On Wednesday, 15 March 2017 at 14:12:57 UTC, Adam D. Ruppe wrote:
On Wednesday, 15 March 2017 at 13:50:28 UTC, Inquie wrote:
I hate building code strings for string mixins as it's very
ugly and seems like a complete hack.
Me too, that's why I avoid doing it.
Check out my tips of the week here:
http://arsdnet.net/this-week-in-d/sep-20.html
and here:
http://arsdnet.net/this-week-in-d/2016-feb-21.html
for some ways I minimize them.
How bout, instead, we have a special code string similar to a
multiline string that allows us to represent valid D code. The
compiler can then verify the string after compilation to make
sure it is valid D code(since it ultimately is a compile time
constant).
Are you familiar with D's `q{ ... }` literals? They are lexed
though not parsed.
enum code1 = q{
void happyCode = "Makes me @@s@@";
};
then you'd have to do the `.replace("@@s@@", whatever)`
yourself on it though. They also do not allow unbalanced { }.

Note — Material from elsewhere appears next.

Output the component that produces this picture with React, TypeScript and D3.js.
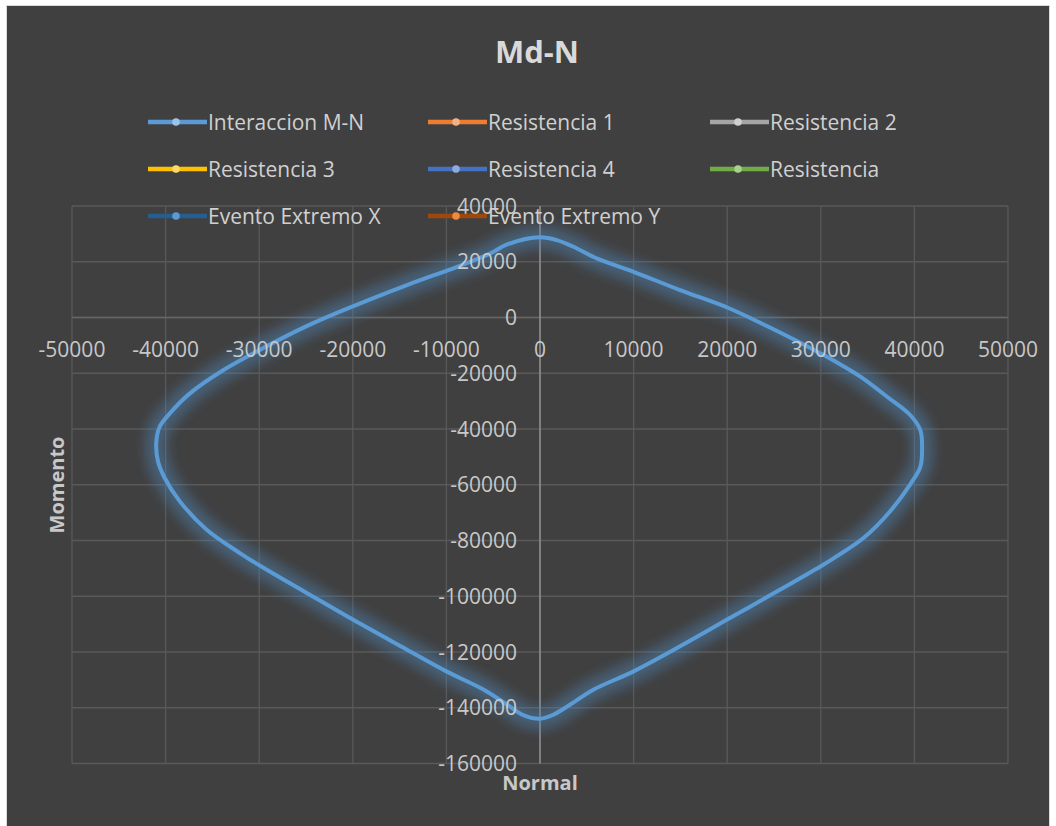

It is typed as string btw, no special type, just like if you
used regular quotes, just looks nicer at the definition.
Visual D doesn't seem to do much. Maybe it is lexed but most of
the code is a solid purple. Better than a normal string.
I was hoping to get something parsed though to find based errors
a CT in a meaningful way(line numbers, etc).